This Wikipedia article should explain all you need, but it gets pretty advanced. Here are the basics that you'd probably be interested in.
http://en.wikipedia.org/wiki/RAID
First, most RAID is redundant. RAID was designed to be redundant. The idea, basically, is that you mirror the same data over more than one hard drive, so if one fails you lose no data.
However, there are speed benefits as well. By having twice as many readers over the same data, the hard drive performs faster than a single hard drive. The disadvantage for redundant RAID is that, for example, if you put in two 100GB hard drives, you only get 100GB of storage.
The other kind is RAID 0. It came after the original types of RAID, and is just used to increase performance. It ties two hard drives together (two 100GB hard drives gives you 200GB of storage), and the additional read head makes it that much faster. However, it isn't redundant. If a drive fails, you're SOL.

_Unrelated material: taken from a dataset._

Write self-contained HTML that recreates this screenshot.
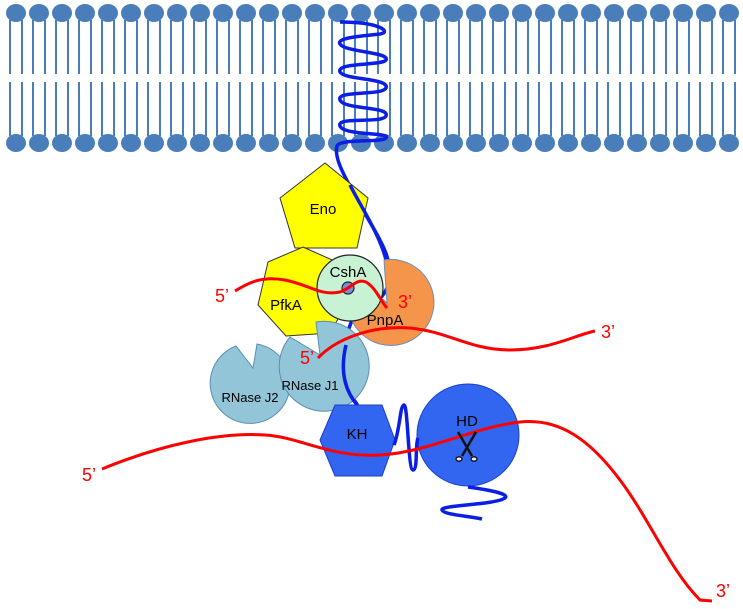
<!DOCTYPE html>
<html><head><meta charset="utf-8"><style>html,body{margin:0;padding:0;background:#fff}svg{display:block}text{font-family:"Liberation Sans",sans-serif}</style></head>
<body>
<svg id="fig" width="743" height="609" viewBox="0 0 743 609" xmlns="http://www.w3.org/2000/svg">
<g id="membrane"></g>
<path d="M340,22 C380,22 392,32 380,34 C360,36 336,38 340,44 C344,52 390,52 386,60 C382,66 336,62 340,72 C344,80 390,78 386,88 C382,96 336,90 340,100 C344,110 390,106 386,116 C382,124 336,116 340,126 C344,136 392,132 386,138 C382,143 340,138 337,146 C333,160 350,185 360,205 C380,240 395,260 388,285 C380,310 360,300 352,320 C342,345 340,370 348,390 C352,398 356,402 358,406" fill="none" stroke="#0a1ee6" stroke-width="3.5"/>
<polygon points="325,163 368,198 357,248 295,248 280,198" fill="#ffff00" stroke="#333" stroke-width="1"/>
<text x="323" y="214" font-size="15" text-anchor="middle">Eno</text>
<path d="M350,185 C360,205 380,235 386,260" fill="none" stroke="#0a1ee6" stroke-width="3.5"/>
<polygon points="303,247 339,263 350,298 330,333 286,336 258,305 268,262" fill="#ffff00" stroke="#333" stroke-width="1"/>
<text x="286" y="310" font-size="15" text-anchor="middle">PfkA</text>
<path d="M387,303 L384,260 A43,43 0 1 1 357,276 Z" fill="#f5944b" stroke="#6c8fb5" stroke-width="1"/>
<text x="385" y="325" font-size="15" text-anchor="middle">PnpA</text>
<path d="M253,368 L257,344 A40,40 0 1 1 236,346 Z" fill="#92c5d8" stroke="#5a8eb5" stroke-width="1"/>
<text x="250" y="402" font-size="13" text-anchor="middle">RNase J2</text>
<path d="M320,355 L316,322 A45,45 0 1 1 290,337 Z" fill="#92c5d8" stroke="#5a8eb5" stroke-width="1"/>
<text x="310" y="390" font-size="13" text-anchor="middle">RNase J1</text>
<path d="M346,345 C340,370 344,390 358,406" fill="none" stroke="#0a1ee6" stroke-width="3.5"/>
<circle cx="350" cy="288" r="33" fill="#c8f2d4" stroke="#222" stroke-width="1.2"/>
<circle cx="348" cy="288" r="6" fill="#7a8fd6" stroke="#222" stroke-width="1.2"/>
<text x="348" y="277" font-size="15" text-anchor="middle">CshA</text>
<path d="M235,291 C250,282 262,276 285,280 C310,285 320,296 340,292 C352,288 356,278 366,282 C376,288 380,300 387,308" fill="none" stroke="#ff0000" stroke-width="3"/>
<text x="215" y="302" font-size="18" fill="#ff0000">5’</text>
<text x="398" y="308" font-size="18" fill="#ff0000">3’</text>
<path d="M318,358 C335,340 370,325 410,328 C450,332 470,350 510,350 C550,350 575,335 595,331" fill="none" stroke="#ff0000" stroke-width="3"/>
<text x="300" y="364" font-size="18" fill="#ff0000">5’</text>
<text x="601" y="338" font-size="18" fill="#ff0000">3’</text>
<polygon points="320,440 335,405 382,405 395,440 382,476 335,476" fill="#3366f0" stroke="#1a3fcc" stroke-width="1"/>
<text x="357" y="439" font-size="15" text-anchor="middle">KH</text>
<circle cx="468" cy="435" r="51" fill="#3366f0" stroke="#1a3fcc" stroke-width="1"/>
<text x="467" y="426" font-size="15" text-anchor="middle">HD</text>
<path d="M394,445 C400,430 400,405 404,405 C408,405 408,470 413,470 C418,470 415,445 418,438" fill="none" stroke="#0a1ee6" stroke-width="3.5"/>
<path d="M468,487 C490,490 510,494 505,498 C495,505 440,505 442,510 C444,515 470,516 482,519" fill="none" stroke="#0a1ee6" stroke-width="3.5"/>
<path d="M102,469 C160,445 220,432 265,435 C300,437 330,458 380,455 C430,452 470,428 520,422 C560,418 590,440 620,480 C650,520 670,570 700,600 L712,601" fill="none" stroke="#ff0000" stroke-width="3"/>
<text x="82" y="481" font-size="18" fill="#ff0000">5’</text>
<text x="716" y="597" font-size="18" fill="#ff0000">3’</text>
<g stroke="#111" stroke-width="2.5" fill="none">
<line x1="458" y1="432" x2="472" y2="456"/><line x1="476" y1="432" x2="462" y2="456"/>
<ellipse cx="459" cy="459" rx="3" ry="2.2" fill="#eee" stroke-width="1.3"/><ellipse cx="474" cy="459" rx="3" ry="2.2" fill="#eee" stroke-width="1.3"/>
</g>
</svg>
<script>
var g=document.getElementById('membrane');
var ns='http://www.w3.org/2000/svg';
for(var i=0;i<32;i++){
  var x=16+i*23;
  [[20,74],[82,136]].forEach(function(seg){
    [-6,6].forEach(function(o){
      var l=document.createElementNS(ns,'line');
      
      
      l.setAttribute('x1',x+o);l.setAttribute('x2',x+o);l.setAttribute('y1',seg[0]);l.setAttribute('y2',seg[1]);
      l.setAttribute('stroke','#4a7ebb');l.setAttribute('stroke-width','2');
      g.appendChild(l);
    });
  });
  [13,143].forEach(function(y){
    var c=document.createElementNS(ns,'ellipse');
    
    
    c.setAttribute('cx',x);c.setAttribute('cy',y);c.setAttribute('rx',10);c.setAttribute('ry',9);
    c.setAttribute('fill','#4a7ebb');
    g.appendChild(c);
  });
}
</script>
</body></html>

The two basic RAID levels are 0 and 1. 0 is non-redundant, 1 is redundant. Most entry-level RAID controllers will only support these levels. 2 through 5 are more advanced. They simply differ in exactly how they mirror the data over multiple drives, with varying advantages to each.
EDIT: To make it clear, I over-simplified a lot. This is just intended as a primer for the basics; don't take it as holy writ.